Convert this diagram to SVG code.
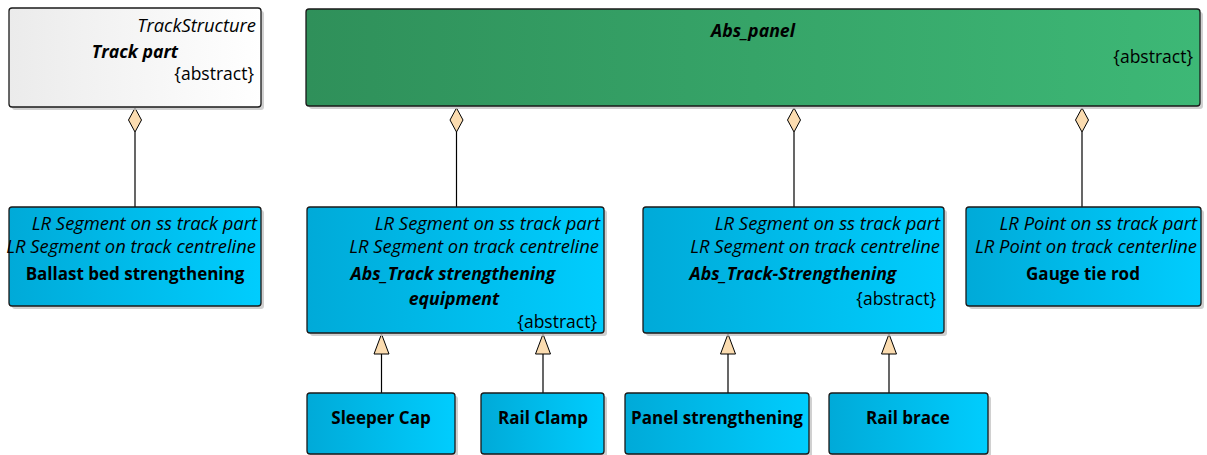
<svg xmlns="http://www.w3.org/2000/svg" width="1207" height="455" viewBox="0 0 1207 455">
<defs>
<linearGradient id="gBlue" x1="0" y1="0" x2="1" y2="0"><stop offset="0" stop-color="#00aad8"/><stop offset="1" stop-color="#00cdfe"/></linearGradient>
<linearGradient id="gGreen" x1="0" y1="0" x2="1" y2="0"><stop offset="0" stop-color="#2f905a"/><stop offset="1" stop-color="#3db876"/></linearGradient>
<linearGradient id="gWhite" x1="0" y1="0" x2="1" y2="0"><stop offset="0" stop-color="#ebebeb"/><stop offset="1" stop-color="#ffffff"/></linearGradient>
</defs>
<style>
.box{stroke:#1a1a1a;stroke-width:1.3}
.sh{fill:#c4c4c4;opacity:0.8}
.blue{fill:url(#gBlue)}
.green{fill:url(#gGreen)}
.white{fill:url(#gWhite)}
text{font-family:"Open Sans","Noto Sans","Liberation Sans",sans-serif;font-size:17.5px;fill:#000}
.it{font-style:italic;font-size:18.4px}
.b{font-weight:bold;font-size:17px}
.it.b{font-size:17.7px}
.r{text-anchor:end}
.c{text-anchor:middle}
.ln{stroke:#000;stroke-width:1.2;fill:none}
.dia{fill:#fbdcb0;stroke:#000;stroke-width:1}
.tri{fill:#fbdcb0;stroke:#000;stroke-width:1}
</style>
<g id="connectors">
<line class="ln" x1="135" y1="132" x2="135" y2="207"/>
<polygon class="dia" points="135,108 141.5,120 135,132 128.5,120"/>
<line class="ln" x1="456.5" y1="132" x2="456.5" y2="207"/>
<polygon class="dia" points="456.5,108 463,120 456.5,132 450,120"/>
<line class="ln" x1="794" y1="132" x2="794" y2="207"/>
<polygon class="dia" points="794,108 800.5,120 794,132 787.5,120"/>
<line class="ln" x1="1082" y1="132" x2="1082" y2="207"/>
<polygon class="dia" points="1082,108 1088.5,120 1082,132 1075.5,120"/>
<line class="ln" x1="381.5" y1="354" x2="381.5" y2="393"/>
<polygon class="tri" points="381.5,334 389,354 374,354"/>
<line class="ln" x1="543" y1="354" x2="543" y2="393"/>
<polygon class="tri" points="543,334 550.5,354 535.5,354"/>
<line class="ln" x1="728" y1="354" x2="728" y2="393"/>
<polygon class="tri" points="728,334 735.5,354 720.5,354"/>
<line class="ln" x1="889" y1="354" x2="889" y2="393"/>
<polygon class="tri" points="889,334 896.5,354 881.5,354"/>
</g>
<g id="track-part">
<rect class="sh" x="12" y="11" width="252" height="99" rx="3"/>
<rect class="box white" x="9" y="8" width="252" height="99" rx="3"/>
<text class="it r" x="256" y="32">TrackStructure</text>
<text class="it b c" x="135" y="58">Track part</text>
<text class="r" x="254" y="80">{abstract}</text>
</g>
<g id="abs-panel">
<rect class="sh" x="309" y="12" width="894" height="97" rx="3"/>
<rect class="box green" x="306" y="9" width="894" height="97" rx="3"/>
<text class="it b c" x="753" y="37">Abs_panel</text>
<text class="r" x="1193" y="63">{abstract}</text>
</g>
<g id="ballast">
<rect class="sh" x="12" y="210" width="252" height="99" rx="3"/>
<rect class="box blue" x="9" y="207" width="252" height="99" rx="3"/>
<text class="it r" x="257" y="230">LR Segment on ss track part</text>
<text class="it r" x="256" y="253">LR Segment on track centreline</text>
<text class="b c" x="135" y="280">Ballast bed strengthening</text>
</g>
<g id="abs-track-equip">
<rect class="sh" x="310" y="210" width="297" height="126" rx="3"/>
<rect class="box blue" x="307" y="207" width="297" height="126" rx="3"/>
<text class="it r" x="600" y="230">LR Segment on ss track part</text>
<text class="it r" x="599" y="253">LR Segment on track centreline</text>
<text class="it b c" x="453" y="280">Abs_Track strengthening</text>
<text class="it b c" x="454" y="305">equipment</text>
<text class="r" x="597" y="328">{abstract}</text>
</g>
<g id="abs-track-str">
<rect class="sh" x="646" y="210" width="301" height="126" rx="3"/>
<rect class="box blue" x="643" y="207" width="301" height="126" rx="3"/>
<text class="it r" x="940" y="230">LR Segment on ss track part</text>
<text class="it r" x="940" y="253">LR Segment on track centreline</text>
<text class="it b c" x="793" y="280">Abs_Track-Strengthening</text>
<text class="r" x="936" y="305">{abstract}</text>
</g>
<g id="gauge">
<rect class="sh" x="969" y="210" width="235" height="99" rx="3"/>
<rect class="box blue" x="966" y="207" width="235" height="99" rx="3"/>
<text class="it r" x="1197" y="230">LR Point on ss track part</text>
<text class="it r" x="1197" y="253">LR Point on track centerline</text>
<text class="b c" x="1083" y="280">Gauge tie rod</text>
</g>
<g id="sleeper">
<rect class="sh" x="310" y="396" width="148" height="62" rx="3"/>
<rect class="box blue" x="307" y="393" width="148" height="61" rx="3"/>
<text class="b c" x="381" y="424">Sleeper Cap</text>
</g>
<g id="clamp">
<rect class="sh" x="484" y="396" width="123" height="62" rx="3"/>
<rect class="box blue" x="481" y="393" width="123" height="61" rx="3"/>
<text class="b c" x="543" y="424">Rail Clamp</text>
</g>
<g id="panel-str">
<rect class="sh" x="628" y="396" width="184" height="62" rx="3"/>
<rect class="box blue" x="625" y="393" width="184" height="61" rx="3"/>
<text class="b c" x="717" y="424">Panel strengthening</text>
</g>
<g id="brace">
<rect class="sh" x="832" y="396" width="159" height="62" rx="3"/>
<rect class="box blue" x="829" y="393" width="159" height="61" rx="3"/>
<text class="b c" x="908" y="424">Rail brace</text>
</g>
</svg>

(Problem):
Output each line exactly; omit every picture.

(Reply):
Convert this diagram to SVG code.
<svg xmlns="http://www.w3.org/2000/svg" width="1207" height="455" viewBox="0 0 1207 455">
<defs>
<linearGradient id="gBlue" x1="0" y1="0" x2="1" y2="0"><stop offset="0" stop-color="#00aad8"/><stop offset="1" stop-color="#00cdfe"/></linearGradient>
<linearGradient id="gGreen" x1="0" y1="0" x2="1" y2="0"><stop offset="0" stop-color="#2f905a"/><stop offset="1" stop-color="#3db876"/></linearGradient>
<linearGradient id="gWhite" x1="0" y1="0" x2="1" y2="0"><stop offset="0" stop-color="#ebebeb"/><stop offset="1" stop-color="#ffffff"/></linearGradient>
</defs>
<style>
.box{stroke:#1a1a1a;stroke-width:1.3}
.sh{fill:#c4c4c4;opacity:0.8}
.blue{fill:url(#gBlue)}
.green{fill:url(#gGreen)}
.white{fill:url(#gWhite)}
text{font-family:"Open Sans","Noto Sans","Liberation Sans",sans-serif;font-size:17.5px;fill:#000}
.it{font-style:italic;font-size:18.4px}
.b{font-weight:bold;font-size:17px}
.it.b{font-size:17.7px}
.r{text-anchor:end}
.c{text-anchor:middle}
.ln{stroke:#000;stroke-width:1.2;fill:none}
.dia{fill:#fbdcb0;stroke:#000;stroke-width:1}
.tri{fill:#fbdcb0;stroke:#000;stroke-width:1}
</style>
<g id="connectors">
<line class="ln" x1="135" y1="132" x2="135" y2="207"/>
<polygon class="dia" points="135,108 141.5,120 135,132 128.5,120"/>
<line class="ln" x1="456.5" y1="132" x2="456.5" y2="207"/>
<polygon class="dia" points="456.5,108 463,120 456.5,132 450,120"/>
<line class="ln" x1="794" y1="132" x2="794" y2="207"/>
<polygon class="dia" points="794,108 800.5,120 794,132 787.5,120"/>
<line class="ln" x1="1082" y1="132" x2="1082" y2="207"/>
<polygon class="dia" points="1082,108 1088.5,120 1082,132 1075.5,120"/>
<line class="ln" x1="381.5" y1="354" x2="381.5" y2="393"/>
<polygon class="tri" points="381.5,334 389,354 374,354"/>
<line class="ln" x1="543" y1="354" x2="543" y2="393"/>
<polygon class="tri" points="543,334 550.5,354 535.5,354"/>
<line class="ln" x1="728" y1="354" x2="728" y2="393"/>
<polygon class="tri" points="728,334 735.5,354 720.5,354"/>
<line class="ln" x1="889" y1="354" x2="889" y2="393"/>
<polygon class="tri" points="889,334 896.5,354 881.5,354"/>
</g>
<g id="track-part">
<rect class="sh" x="12" y="11" width="252" height="99" rx="3"/>
<rect class="box white" x="9" y="8" width="252" height="99" rx="3"/>
<text class="it r" x="256" y="32">TrackStructure</text>
<text class="it b c" x="135" y="58">Track part</text>
<text class="r" x="254" y="80">{abstract}</text>
</g>
<g id="abs-panel">
<rect class="sh" x="309" y="12" width="894" height="97" rx="3"/>
<rect class="box green" x="306" y="9" width="894" height="97" rx="3"/>
<text class="it b c" x="753" y="37">Abs_panel</text>
<text class="r" x="1193" y="63">{abstract}</text>
</g>
<g id="ballast">
<rect class="sh" x="12" y="210" width="252" height="99" rx="3"/>
<rect class="box blue" x="9" y="207" width="252" height="99" rx="3"/>
<text class="it r" x="257" y="230">LR Segment on ss track part</text>
<text class="it r" x="256" y="253">LR Segment on track centreline</text>
<text class="b c" x="135" y="280">Ballast bed strengthening</text>
</g>
<g id="abs-track-equip">
<rect class="sh" x="310" y="210" width="297" height="126" rx="3"/>
<rect class="box blue" x="307" y="207" width="297" height="126" rx="3"/>
<text class="it r" x="600" y="230">LR Segment on ss track part</text>
<text class="it r" x="599" y="253">LR Segment on track centreline</text>
<text class="it b c" x="453" y="280">Abs_Track strengthening</text>
<text class="it b c" x="454" y="305">equipment</text>
<text class="r" x="597" y="328">{abstract}</text>
</g>
<g id="abs-track-str">
<rect class="sh" x="646" y="210" width="301" height="126" rx="3"/>
<rect class="box blue" x="643" y="207" width="301" height="126" rx="3"/>
<text class="it r" x="940" y="230">LR Segment on ss track part</text>
<text class="it r" x="940" y="253">LR Segment on track centreline</text>
<text class="it b c" x="793" y="280">Abs_Track-Strengthening</text>
<text class="r" x="936" y="305">{abstract}</text>
</g>
<g id="gauge">
<rect class="sh" x="969" y="210" width="235" height="99" rx="3"/>
<rect class="box blue" x="966" y="207" width="235" height="99" rx="3"/>
<text class="it r" x="1197" y="230">LR Point on ss track part</text>
<text class="it r" x="1197" y="253">LR Point on track centerline</text>
<text class="b c" x="1083" y="280">Gauge tie rod</text>
</g>
<g id="sleeper">
<rect class="sh" x="310" y="396" width="148" height="62" rx="3"/>
<rect class="box blue" x="307" y="393" width="148" height="61" rx="3"/>
<text class="b c" x="381" y="424">Sleeper Cap</text>
</g>
<g id="clamp">
<rect class="sh" x="484" y="396" width="123" height="62" rx="3"/>
<rect class="box blue" x="481" y="393" width="123" height="61" rx="3"/>
<text class="b c" x="543" y="424">Rail Clamp</text>
</g>
<g id="panel-str">
<rect class="sh" x="628" y="396" width="184" height="62" rx="3"/>
<rect class="box blue" x="625" y="393" width="184" height="61" rx="3"/>
<text class="b c" x="717" y="424">Panel strengthening</text>
</g>
<g id="brace">
<rect class="sh" x="832" y="396" width="159" height="62" rx="3"/>
<rect class="box blue" x="829" y="393" width="159" height="61" rx="3"/>
<text class="b c" x="908" y="424">Rail brace</text>
</g>
</svg>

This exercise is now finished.